- Born: Carmen Isabella Miller 23 July 1944 (age 82) Weston-super-Mare, Somerset, England
- Years active: 1951–1958
- Spouse: Christopher Davey (m. 1965)
- Children: 3

= Mandy Miller =

English 1950s child actress (born 1944)

Mandy Miller (born Carmen Isabella Miller on 23 July 1944) is an English former child actress who made a number of films in the 1950s. She recorded the 1956 song "Nellie the Elephant".

==Early life==
Carmen Isabella Miller, known professionally as Mandy Miller, was born in 1944.

==Career==
Miller's first film appearance was at the age of six playing Gladdie, who helps Sidney Stratton escape an angry mob in The Man in the White Suit. She says she got the part purely by chance while accompanying her father on a visit to Ealing Studios. In the canteen, director Alexander Mackendrick was having coffee. On seeing Mandy, he said, "That’s a funny face, I could use that funny face in my next film."
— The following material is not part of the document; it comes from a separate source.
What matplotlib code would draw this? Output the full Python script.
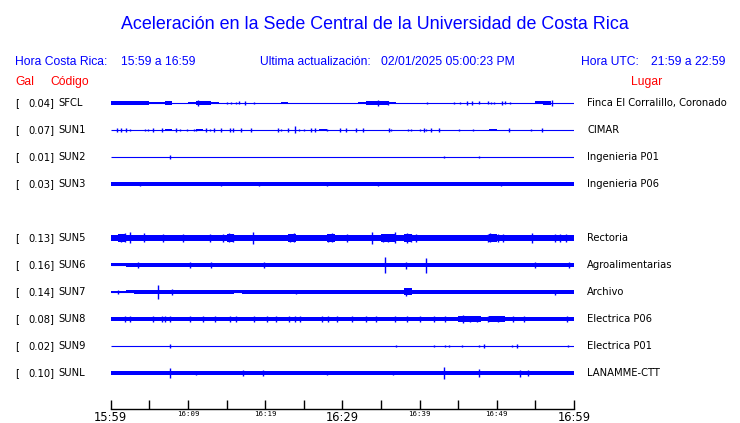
import numpy as np
import matplotlib
matplotlib.use('Agg')
import matplotlib.pyplot as plt
import matplotlib.transforms as mtransforms

# Estaciones (la fila vacía corresponde a SUN4, sin datos)
codes = ['SFCL', 'SUN1', 'SUN2', 'SUN3', 'SUN5', 'SUN6', 'SUN7', 'SUN8', 'SUN9', 'SUNL']
gal = [0.04, 0.07, 0.01, 0.03, 0.13, 0.16, 0.14, 0.08, 0.02, 0.10]
places = ['Finca El Corralillo, Coronado', 'CIMAR', 'Ingenieria P01', 'Ingenieria P06',
          'Rectoria', 'Agroalimentarias', 'Archivo', 'Electrica P06', 'Electrica P01',
          'LANAMME-CTT']
slots = [0, 1, 2, 3, 5, 6, 7, 8, 9, 10]

tick_min = list(range(0, 61, 5))
tick_labels = ['15:59', '', '16:09', '', '16:19', '', '16:29', '', '16:39', '', '16:49', '', '16:59']
big_labels = ['15:59', '16:29', '16:59']

# envolvente (media amplitud, px) por minuto, 60 valores
sfcl_env = [1.7] * 5 + [0.7, 1.2, 1.7, 0, 0, 1.2, 1.7, 1.7, 1.0] + [0] * 8 + [1.0] + [0] * 9 + \
           [0.7, 1.7, 1.7, 1.7, 1.4] + [0] * 18 + [1.5, 1.7, 0, 0, 0]
sun1_env = [0] * 7 + [1.0] + [0] * 3 + [0.8] + [0] * 15 + [1.0] + [0] * 21 + [1.0] + [0] * 10
sun2_env = [0] * 60
sun3_env = [2.0] * 26 + [1.7] + [2.0] * 15 + [1.7] + [2.0] * 17
sun5_env = [2.8, 3.6, 3.4, 2.8, 3.0, 3.0, 3.3, 3.3, 3.3, 3.4,
            3.0, 2.8, 3.0, 3.1, 3.4, 3.8, 3.0, 2.9, 3.0, 2.8,
            2.9, 2.9, 3.0, 3.6, 3.4, 3.0, 2.9, 3.0, 3.8, 3.3,
            3.4, 3.0, 3.0, 3.4, 3.3, 3.6, 3.6, 3.0, 3.8, 3.4,
            3.4, 3.0, 2.9, 2.9, 2.9, 2.9, 3.0, 3.0, 3.4, 3.6,
            3.4, 3.4, 3.0, 2.9, 3.3, 3.0, 3.0, 3.3, 3.0, 3.3]
sun6_env = [1.5, 1.5, 1.6, 2.3, 1.9, 2.3, 1.9, 1.7, 1.7, 1.9,
            2.4, 1.9, 2.4, 2.3, 1.7, 1.7, 1.7, 1.7, 1.7, 1.9,
            2.3] + [1.7] * 14 + [1.9] + [1.7] * 10 + [2.1] + [1.7] * 7 + [2.3, 2.1, 1.7, 1.7, 1.7, 1.7]
sun7_env = [1.2, 1.2, 1.5, 1.8, 2.0, 2.0, 2.3, 2.0, 2.0, 2.0,
            1.8, 2.0, 1.9, 1.9, 1.9, 1.9, 1.5, 1.9, 1.9, 1.9,
            1.9, 1.9, 2.1] + [1.9] * 15 + [3.5, 2.1] + [1.9] * 11 + [2.1] + [1.9] * 8
sun8_env = [2.0] * 38 + [2.2, 2.2, 2.2, 2.0, 2.0, 2.0] + [2.3, 3.0, 2.8, 2.5, 2.3, 2.6, 2.5, 2.2, 2.3] + [2.0] * 7
sun9_env = [0] * 60
sunl_env = [1.6] * 16 + [1.9, 2.3, 1.6, 1.9] + [1.6] * 24 + [1.9] + [1.6] * 15

# picos aislados: (minuto, media amplitud px)
sfcl_spk = [(11.3, 2.8), (15.0, 1.3), (15.6, 1.3), (16.2, 1.3), (16.6, 1.5), (17.4, 1.7), (18.6, 1.3),
            (34.6, 2.8), (35.9, 1.8), (41.0, 1.3), (44.4, 1.3), (45.3, 1.3), (46.2, 1.7), (46.8, 1.7),
            (47.7, 1.5), (48.9, 1.5), (49.2, 1.3), (49.7, 1.3), (50.7, 1.7), (51.0, 1.5), (51.7, 1.3),
            (57.1, 2.8)]
sun1_spk = [(0.86, 1.7), (1.38, 1.7), (2.02, 1.7), (2.45, 1.3), (4.39, 1.3), (4.86, 1.3), (5.51, 1.7),
            (6.67, 1.7), (8.47, 1.7), (8.95, 1.3), (9.89, 1.3), (10.75, 1.3), (11.05, 1.3), (12.34, 1.7),
            (12.82, 1.3), (13.33, 1.7), (14.24, 1.7), (15.48, 1.7), (15.78, 1.7), (16.86, 1.7),
            (18.15, 1.7), (21.72, 1.7), (22.06, 1.3), (22.92, 1.7), (23.87, 3.5), (24.43, 1.3),
            (25.03, 1.3), (25.89, 1.7), (26.45, 1.7), (27.96, 1.3), (29.76, 1.7), (30.41, 1.7),
            (31.8, 1.7), (32.73, 1.7), (36.04, 1.7), (36.34, 1.3), (38.49, 1.3), (38.92, 1.3),
            (40.0, 1.3), (40.56, 1.7), (40.86, 1.3), (41.51, 1.7), (42.49, 1.7), (45.08, 1.3),
            (46.88, 1.3), (51.53, 1.7), (54.49, 1.3), (55.91, 1.7)]
sun2_spk = [(7.66, 2.2), (43.2, 1.4), (47.66, 1.4)]
sun3_spk = [(3.8, 2.3), (14.3, 2.3), (19.2, 2.2), (28.0, 2.3), (34.6, 2.2), (50.5, 2.2)]
sun5_spk = [(2.45, 5.5), (4.3, 4.5), (18.4, 6.0), (23.8, 4.5), (28.6, 4.5), (33.8, 6.0), (36.8, 5.5),
            (38.4, 4.8), (49.1, 4.5), (50.2, 4.0), (54.5, 5.0), (58.2, 3.8),
            (1.3, 4.2), (1.8, 4.5), (6.8, 4.0), (9.3, 4.0), (12.8, 3.8), (14.6, 4.2), (15.3, 4.5),
            (15.8, 4.0), (23.2, 4.0), (28.2, 4.0), (30.6, 3.8), (35.3, 4.3), (35.9, 4.0),
            (38.9, 4.2), (39.6, 4.0), (48.8, 4.0), (50.8, 3.8), (57.6, 3.8), (59.0, 3.8)]
sun6_spk = [(35.5, 8.3), (40.8, 7.5), (38.2, 3.5), (55.0, 3.0), (59.4, 3.0), (3.6, 2.6),
            (10.3, 2.8), (19.8, 2.8), (13.0, 2.6)]
sun7_spk = [(6.15, 7.0), (38.3, 4.2), (8.0, 2.6), (24.0, 2.4), (57.5, 2.5), (1.0, 1.8)]
sun8_spk = [(1.85, 2.8), (2.45, 2.8), (5.5, 2.8), (6.58, 2.8), (7.0, 2.8), (7.74, 2.8), (10.3, 2.8),
            (11.9, 2.8), (13.5, 2.8), (15.5, 2.8), (16.2, 2.8), (18.5, 2.8), (20.3, 2.8), (21.4, 2.8),
            (23.1, 2.8), (23.9, 2.8), (24.5, 2.8), (27.4, 2.8), (28.1, 2.8), (29.3, 2.8), (31.3, 2.8),
            (33.0, 2.8), (34.3, 2.8), (36.8, 2.8), (38.4, 3.2), (40.1, 3.2), (41.9, 2.8), (43.3, 3.2),
            (45.6, 4.5), (46.5, 3.2), (47.4, 3.2), (48.8, 3.2), (50.1, 3.2), (52.1, 2.8), (53.5, 2.8),
            (59.1, 2.8)]
sun9_spk = [(7.66, 1.6), (37.0, 1.4), (41.9, 1.4), (43.3, 1.2), (43.8, 1.4), (45.5, 1.4),
            (47.7, 1.4), (48.4, 1.6), (52.0, 1.4), (52.6, 1.6), (59.2, 1.4)]
sunl_spk = [(7.66, 5.3), (17.1, 2.8), (19.7, 3.2), (43.2, 5.5), (47.7, 4.0), (53.0, 3.5),
            (54.0, 2.8), (36.6, 2.3), (11.0, 2.0), (28.0, 2.0)]

envs = [sfcl_env, sun1_env, sun2_env, sun3_env, sun5_env, sun6_env, sun7_env, sun8_env, sun9_env, sunl_env]
spks = [sfcl_spk, sun1_spk, sun2_spk, sun3_spk, sun5_spk, sun6_spk, sun7_spk, sun8_spk, sun9_spk, sunl_spk]

W, H = 740, 423
ROW = 27.0  # px entre filas
BLUE = '#0000ff'
RED = '#ff0000'

fig = plt.figure(figsize=(W / 100, H / 100), dpi=100)
fig.patch.set_facecolor('white')

ax_left, ax_right, ax_top, ax_bot = 110.7, 574.0, 85.0, 409.0
ax = fig.add_axes([ax_left / W, 1 - ax_bot / H, (ax_right - ax_left) / W, (ax_bot - ax_top) / H])
ax.set_xlim(0, 60)
ax.set_ylim(-(ax_bot - 103) / ROW, (103 - ax_top) / ROW)

minutes = np.arange(61)
for env, spk, slot in zip(envs, spks, slots):
    y0 = -slot
    e = np.array(env + [env[-1]]) / ROW
    ax.plot(minutes, np.full(61, y0), color=BLUE, lw=0.8, solid_capstyle='butt')
    ax.fill_between(minutes, y0 - e, y0 + e, step='post', color=BLUE, lw=0)
    if spk:
        t = np.array([s[0] for s in spk])
        h = np.array([s[1] for s in spk]) / ROW
        ax.vlines(t, y0 - h, y0 + h, color=BLUE, lw=1.0)

for s in ['top', 'left', 'right']:
    ax.spines[s].set_visible(False)
ax.spines['bottom'].set_linewidth(1.0)
ax.set_yticks([])
ax.set_xticks(tick_min)
ax.set_xticklabels(tick_labels)
ax.tick_params(axis='x', direction='in', length=6.5, width=1.0, pad=1.5, colors='black')
for lab in ax.get_xticklabels():
    if lab.get_text() in big_labels:
        lab.set_fontsize(8.3)
        lab.set_family('DejaVu Sans')
    else:
        lab.set_fontsize(5.3)
        lab.set_family('DejaVu Sans Mono')

# etiquetas por fila
tr = mtransforms.blended_transform_factory(fig.transFigure, ax.transData)
for g, c, p, slot in zip(gal, codes, places, slots):
    y0 = -slot
    ax.text(15 / W, y0, '[', transform=tr, fontsize=7.2, va='center', ha='left', family='DejaVu Sans')
    ax.text(54.5 / W, y0, '%.2f]' % g, transform=tr, fontsize=7.2, va='center', ha='right', family='DejaVu Sans')
    ax.text(58 / W, y0, c, transform=tr, fontsize=7.2, va='center', ha='left', family='DejaVu Sans')
    ax.text(587 / W, y0, p, transform=tr, fontsize=7.2, va='center', ha='left', family='DejaVu Sans')

# encabezado
hf = 'Liberation Sans'
fig.text(375 / W, 1 - 29 / H, 'Aceleración en la Sede Central de la Universidad de Costa Rica',
         ha='center', va='baseline', fontsize=12.9, color=BLUE, family=hf)
fig.text(15 / W, 1 - 65 / H, 'Hora Costa Rica:', fontsize=8.7, color=BLUE, family=hf, va='baseline')
fig.text(120.7 / W, 1 - 65 / H, '15:59 a 16:59', fontsize=8.7, color=BLUE, family=hf, va='baseline')
fig.text(260 / W, 1 - 65 / H, 'Ultima actualización:', fontsize=8.7, color=BLUE, family=hf, va='baseline')
fig.text(380.7 / W, 1 - 65 / H, '02/01/2025 05:00:23 PM', fontsize=8.7, color=BLUE, family=hf, va='baseline')
fig.text(580.7 / W, 1 - 65 / H, 'Hora UTC:', fontsize=8.7, color=BLUE, family=hf, va='baseline')
fig.text(650.7 / W, 1 - 65 / H, '21:59 a 22:59', fontsize=8.7, color=BLUE, family=hf, va='baseline')
fig.text(15 / W, 1 - 85 / H, 'Gal', fontsize=8.7, color=RED, family=hf, va='baseline')
fig.text(50 / W, 1 - 85 / H, 'Código', fontsize=8.7, color=RED, family=hf, va='baseline')
fig.text(630.7 / W, 1 - 85 / H, 'Lugar', fontsize=8.7, color=RED, family=hf, va='baseline')

fig.savefig('out.png', dpi=100, facecolor='white')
The following year, an Ealing casting agent invited her to screen test for the title role in Mandy, also directed by Mackendrick. Mackendrick said of the test,

Mandy's performance was so astonishing that the unit was struck rigid, holding its breath, with this electrifying silence on the floor. I was in tears. Douglas Slocombe was in tears. And afterwards both of us said, cancel the rest, she's it.

Her lead role in Mandy is a deaf-mute child whose parents (played by Terence Morgan and Phyllis Calvert) quarrel over her upbringing.

Her next film was Background (1953), with two other child actors, in a film about a well-to-do middle-class family breaking up because of an impending divorce. Valerie Hobson plays her mother. In 1954, she starred in Adventure in the Hopfields, a film made for the Children's Film Foundation. Her lighter roles include Raising a Riot (1955) starring Kenneth More. She has co-starred with, among others, Joan Greenwood, Cecil Parker, Godfrey Tearle, Thora Hird and Sam Wanamaker. She also appeared in television dramas.

Miller made two popular single records: "Snowflakes" and "Nellie the Elephant", the latter produced by George Martin.

==Personal life==
Miller's sister is actress Jan Miller, and her niece is actress Amanda Pays.

In 1965, she married Christopher Davey, an architect, and had three children.

==Filmography==
- The Man in the White Suit (1951) as Gladdie
- I Believe In You (1952) as Child
- Mandy (1952) as Mandy
- Background (1953) as Linda Lomax
- Adventure in the Hopfields (1954) as Jenny Quin
- Dance Little Lady (1954) as Jill Gordon
- The Secret (1955) as Katie Martin
- Raising a Riot (1955) as Anne Kent
- The Feminine Touch (1956) as Jessie
- Child in the House (1956) as Elizabeth Lorimer
- The Snorkel (1958) as Candy Brown

TV series that she appeared in included The Avengers, The Saint and The Third Man.